Walked to Turnham Green Terrace, along its prestigious row of shops up to the High Road, turned round and walked back – as a way of doing something.
The year has not even begun to rev up, still dormant and everything feels quite flat and almost unreal.
Shoppers braving the cold and wet looked listless and a bit apprehensive – could be the thought of that whole year stretching out like a blank page on which we are forced to write. The festive spirit gone they are alone with the old routine and the future, to quote Andrey Kurkov in Death and the Penguin, his grim but comical book about economic and social collapse.
A dignified woman in smart hat brushed against my hand. I apologised automatically but she turned and looked daggers at me. Oh well, TGT is one of the rudest shopping streets in the world. They should put that on the local road signs. People will cut in front of you in the green grocers and Waitrose, insisting they are first, as if samphire and morels are almost unavailable.
One of its largest boutiques is closing down, everything on sale, even a glass chandelier winking rather weakly above us, its red ticket hanging reproachfully down. Handbags are reduced from hundreds of pounds to a paltry £60 which is still beyond me. There are stands of reduced garments including brightly coloured turkey fluff bolero jackets, macks lined with strange looking purple fur, made in the Congo, and slender emerald green satin evening dresses. A table is crammed with evening bags with some of their jewels missing, girly pendants while above us on their mushroom shaped hooks hang stylish hats shaped like those favoured by Audrey Hepburn.
I wonder how could get them into a suit-case without completely squashing the high crown and wide brim. They are for people who have trained staff to do the packing.
Beside the stonily silent till, the young Chinese shop owner pours out her
sentiments to an American lady customer: “I have to close. Very sad. England will have double-dip recession soon. I lose all my customers and good friends, like you.”
I had a feeling she didn’t know this woman from Adam but had fixed on her to unload her retailer’s remorse.
“I am to blame,” she went on. “I am not flexible enough. I had two partners, both left last year. I should have stopped. I am not flexible enough.”
The American was doing well making sympathetic noises. I felt almost guilty that having lost my job some time ago, I didn’t have any money to spend in her shop. I might have bought the orphaned chandelier, to hang in the nice big flat I would now, should now be inhabiting.
“I have tried business,” she went on mournfully and relentlessly. “It has not worked. I have to sell. But I have learned a lot. I am now going to be a Chinese teacher.”

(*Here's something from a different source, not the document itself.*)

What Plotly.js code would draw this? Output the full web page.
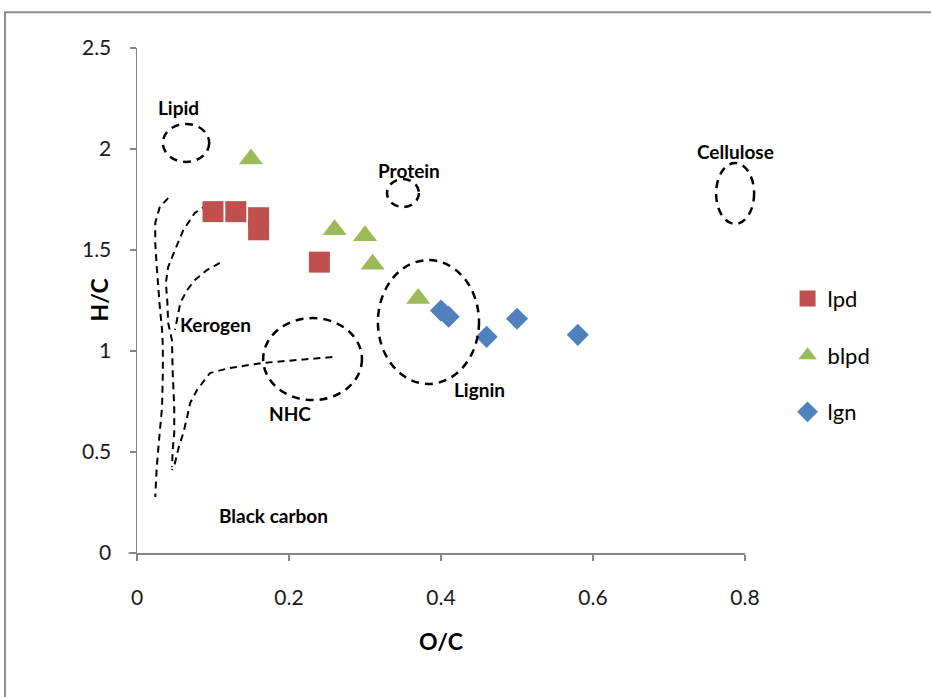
<!DOCTYPE html>
<html>
<head>
<meta charset="utf-8">
<script src="https://cdn.plot.ly/plotly-3.0.1.min.js"></script>
<style>html,body{margin:0;padding:0;background:#fff;}#chart{width:931px;height:697px;}</style>
</head>
<body>
<div id="chart"></div>
<script>
// Series: O/C (x) and H/C (y)
const lpdOC  = [0.10, 0.13, 0.16, 0.16, 0.24];
const lpdHC  = [1.69, 1.69, 1.66, 1.60, 1.44];
const blpdOC = [0.15, 0.26, 0.30, 0.31, 0.37];
const blpdHC = [1.95, 1.60, 1.57, 1.43, 1.26];
const lgnOC  = [0.40, 0.41, 0.46, 0.50, 0.58];
const lgnHC  = [1.20, 1.17, 1.07, 1.16, 1.08];
const seriesNames = ["lpd", "blpd", "lgn"];

// Van Krevelen boundary curves (O/C, H/C)
const curve1OC = [0.041,0.030,0.024,0.024,0.026,0.028,0.030,0.033,0.034,0.034,0.033,0.029,0.026,0.024];
const curve1HC = [1.757,1.713,1.634,1.535,1.416,1.302,1.218,1.104,1.020,0.891,0.723,0.559,0.426,0.277];
const curve2OC = [0.109,0.092,0.076,0.061,0.050,0.041,0.038,0.040,0.041,0.046,0.047,0.049,0.049,0.047,0.046];
const curve2HC = [1.733,1.723,1.683,1.599,1.500,1.416,1.337,1.238,1.139,1.054,0.891,0.723,0.594,0.510,0.426];
const curve3OC = [0.109,0.092,0.076,0.066,0.057,0.053,0.050];
const curve3HC = [1.436,1.401,1.351,1.302,1.238,1.168,1.104];
const curve4OC = [0.257,0.166,0.122,0.096,0.079,0.070,0.066,0.061,0.055,0.050,0.046];
const curve4HC = [0.970,0.941,0.916,0.891,0.807,0.743,0.673,0.594,0.525,0.446,0.411];

// Compound-class regions: [O/C min, O/C max], [H/C min, H/C max]
const regionNames = ["Lipid", "Protein", "Cellulose", "NHC", "Lignin"];
const regionOC = [[0.034,0.095],[0.329,0.371],[0.762,0.812],[0.166,0.296],[0.317,0.450]];
const regionHC = [[1.936,2.124],[1.713,1.851],[1.629,1.931],[0.757,1.163],[0.837,1.450]];

const xTicks = [0, 0.2, 0.4, 0.6, 0.8];
const yTicks = [0, 0.5, 1, 1.5, 2, 2.5];
const xRange = [0, 0.8];
const yRange = [0, 2.5];

const FONT = "Lato, 'Open Sans', sans-serif";
const dashLine = {color: "#000", width: 2, dash: "7px,5px"};

const traces = [];
[[curve1OC,curve1HC],[curve2OC,curve2HC],[curve3OC,curve3HC],[curve4OC,curve4HC]].forEach(c => {
  traces.push({x: c[0], y: c[1], type: "scatter", mode: "lines", line: dashLine,
    showlegend: false, hoverinfo: "skip"});
});
traces.push({x: lpdOC, y: lpdHC, type: "scatter", mode: "markers", name: seriesNames[0],
  legendgroup: "a", marker: {symbol: "square", size: 21, color: "#C0504D"}});
traces.push({x: blpdOC, y: blpdHC, type: "scatter", mode: "markers", name: seriesNames[1],
  legendgroup: "b", marker: {symbol: "triangle-up", size: 21, color: "#9BBB59"}});
traces.push({x: lgnOC, y: lgnHC, type: "scatter", mode: "markers", name: seriesNames[2],
  legendgroup: "c", marker: {symbol: "diamond", size: 17, color: "#4F81BD"}});

const toFrac = (v, r) => (v - r[0]) / (r[1] - r[0]);
const shapes = regionOC.map((ox, i) => ({
  type: "circle", xref: "paper", yref: "paper",
  x0: toFrac(ox[0], xRange), x1: toFrac(ox[1], xRange),
  y0: toFrac(regionHC[i][0], yRange), y1: toFrac(regionHC[i][1], yRange),
  line: {color: "#000", width: 2.5, dash: "8px,6px"}
}));
// outer frame (top and left edge of the picture)
shapes.push({type: "path", xref: "paper", yref: "paper",
  path: "M -0.217,-0.30 L -0.217,1.071 L 1.31,1.071",
  line: {color: "#8c8c8c", width: 2}});
// small extension of the x axis line left of the origin
shapes.push({type: "line", xref: "paper", yref: "paper", x0: -0.014, x1: 0, y0: 0, y1: 0,
  line: {color: "#868686", width: 1.5}});

const lab = (t, x, y) => ({text: "<b>" + t + "</b>", x: x, y: y, xref: "x", yref: "y",
  showarrow: false, font: {family: FONT, size: 19, color: "#000"}, xanchor: "center", yanchor: "middle"});
const annotations = [
  lab(regionNames[0], 0.054, 2.203),
  lab(regionNames[1], 0.358, 1.896),
  lab(regionNames[2], 0.788, 1.99),
  lab("Kerogen", 0.103, 1.129),
  lab(regionNames[3], 0.201, 0.693),
  lab(regionNames[4], 0.45, 0.807),
  lab("Black carbon", 0.18, 0.188),
  {text: "<b>H/C</b>", xref: "paper", yref: "paper", x: -0.064, y: 0.50, textangle: -90,
   showarrow: false, font: {family: FONT, size: 23, color: "#000"}, xanchor: "center", yanchor: "middle"}
];

const layout = {
  width: 931, height: 697,
  margin: {l: 137, r: 186, t: 48, b: 144},
  paper_bgcolor: "#fff", plot_bgcolor: "#fff",
  font: {family: FONT, color: "#222"},
  xaxis: {range: xRange, tickvals: xTicks, ticktext: xTicks.map(String),
    showgrid: false, zeroline: false, showline: true, linecolor: "#868686", linewidth: 1.5,
    ticks: "outside", ticklen: 6, tickcolor: "#868686", tickwidth: 1.5, ticklabelstandoff: 19,
    tickfont: {family: FONT, size: 21, color: "#1a1a1a"},
    title: {text: "<b>O/C</b>", font: {family: FONT, size: 23, color: "#000"}, standoff: 26}},
  yaxis: {range: yRange, tickvals: yTicks, ticktext: yTicks.map(String),
    showgrid: false, zeroline: false, showline: true, linecolor: "#868686", linewidth: 1.5,
    ticks: "outside", ticklen: 6, tickcolor: "#868686", tickwidth: 1.5, ticklabelstandoff: 14,
    tickfont: {family: FONT, size: 21, color: "#1a1a1a"}},
  legend: {x: 1.07, y: 0.545, xanchor: "left", yanchor: "top", tracegroupgap: 25,
    font: {family: FONT, size: 22, color: "#000"}, bgcolor: "rgba(0,0,0,0)"},
  shapes: shapes,
  annotations: annotations
};

Plotly.newPlot("chart", traces, layout, {displayModeBar: false, staticPlot: true});
</script>
</body>
</html>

She seemed almost unhinged with the failure of the shop.
“There will be no small shops here soon,” I heard her cry as I left, wishing her a Happy New Year.
Out on the pavement again the light was failing and people passed by looking increasingly like ghosts, heads down, silent. A young woman who works in the little health food shop waved through the window, her smile barely visible through a small space between cotton wool and glitter spray representing seasonal snow.
Her aim this new year is to sell people good health in little bottles with complex labels. Like other cancer survivors mine is to try against nature and all odds to see out this new year, and the next. At least she will never go out of business.